## [What needs to be done]
Nothing but the lines from the top of the data to the line holding "width=0.32, color=BAR_COLOR, zorder=3)" should be printed, word for word and both ends included; leave the pictures out.
_ _ _ _
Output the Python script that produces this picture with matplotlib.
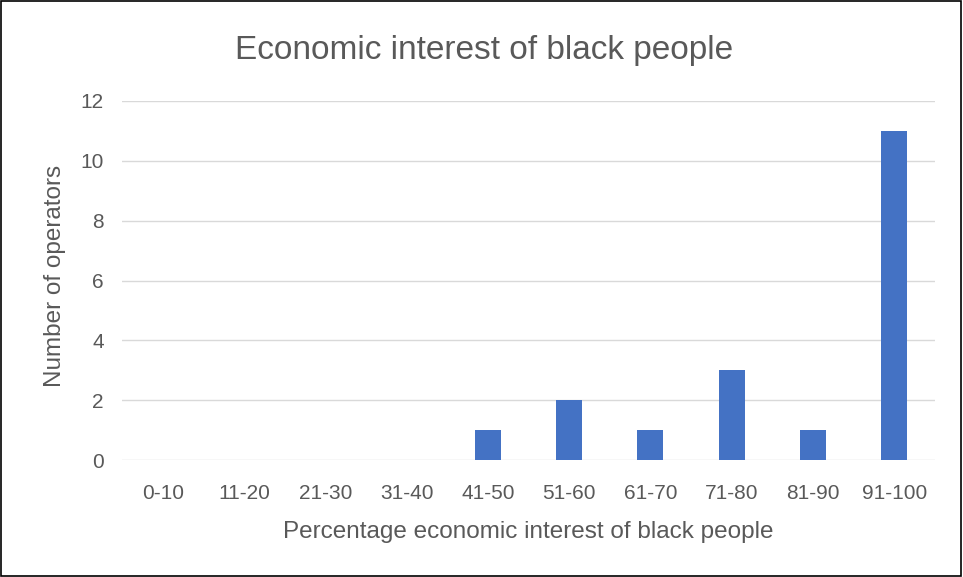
"""Recreate the Excel-style column chart of economic interest of black people."""

import matplotlib

matplotlib.use("Agg")
import matplotlib.pyplot as plt
from matplotlib.patches import Rectangle

CATEGORIES = ["0-10", "11-20", "21-30", "31-40", "41-50", "51-60", "61-70", "71-80", "81-90", "91-100"]
OPERATORS = [0, 0, 0, 0, 1, 2, 1, 3, 1, 11]
Y_TICKS = [0, 2, 4, 6, 8, 10, 12]

BAR_COLOR = "#4472C4"
GRID_COLOR = "#D9D9D9"
TEXT_COLOR = "#595959"

plt.rcParams["font.family"] = ["Liberation Sans", "DejaVu Sans"]

fig = plt.figure(figsize=(9.63, 5.77), dpi=100)
ax = fig.add_axes([122 / 963, 1 - 460 / 577, (935 - 122) / 963, (460 - 101) / 577])

positions = list(range(len(CATEGORIES)))
ax.bar(positions, OPERATORS, width=0.32, color=BAR_COLOR, zorder=3)

ax.set_xlim(-0.5, len(CATEGORIES) - 0.5)
ax.set_ylim(0, 12)
ax.set_yticks(Y_TICKS)
ax.set_xticks(positions)
ax.set_xticklabels(CATEGORIES)
ax.yaxis.grid(True, color=GRID_COLOR, linewidth=1.0, zorder=0)
ax.set_axisbelow(True)
for side in ("top", "right", "left", "bottom"):
    ax.spines[side].set_visible(False)
ax.tick_params(axis="both", length=0, labelsize=15, labelcolor=TEXT_COLOR)
ax.tick_params(axis="x", pad=17)
ax.tick_params(axis="y", pad=13)

fig.text(0.5 * (122 + 935) / 963, 1 - 532 / 577, "Percentage economic interest of black people",
         fontsize=17.5, color=TEXT_COLOR, ha="center", va="center")
fig.text(55 / 963, 1 - 276 / 577, "Number of operators", fontsize=17.5, color=TEXT_COLOR,
         ha="center", va="center", rotation=90)
fig.text(484 / 963, 1 - 51 / 577, "Economic interest of black people", fontsize=24,
         color=TEXT_COLOR, ha="center", va="center")

# thin black border round the whole chart area
fig.patches.append(Rectangle((0.001, 0.001), 0.997, 0.997, transform=fig.transFigure,
                             fill=False, edgecolor="black", linewidth=1.2))

fig.savefig("out.png", dpi=100)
_ _ _ _
## [Response]
Output the Python script that produces this picture with matplotlib.
"""Recreate the Excel-style column chart of economic interest of black people."""

import matplotlib

matplotlib.use("Agg")
import matplotlib.pyplot as plt
from matplotlib.patches import Rectangle

CATEGORIES = ["0-10", "11-20", "21-30", "31-40", "41-50", "51-60", "61-70", "71-80", "81-90", "91-100"]
OPERATORS = [0, 0, 0, 0, 1, 2, 1, 3, 1, 11]
Y_TICKS = [0, 2, 4, 6, 8, 10, 12]

BAR_COLOR = "#4472C4"
GRID_COLOR = "#D9D9D9"
TEXT_COLOR = "#595959"

plt.rcParams["font.family"] = ["Liberation Sans", "DejaVu Sans"]

fig = plt.figure(figsize=(9.63, 5.77), dpi=100)
ax = fig.add_axes([122 / 963, 1 - 460 / 577, (935 - 122) / 963, (460 - 101) / 577])

positions = list(range(len(CATEGORIES)))
ax.bar(positions, OPERATORS, width=0.32, color=BAR_COLOR, zorder=3)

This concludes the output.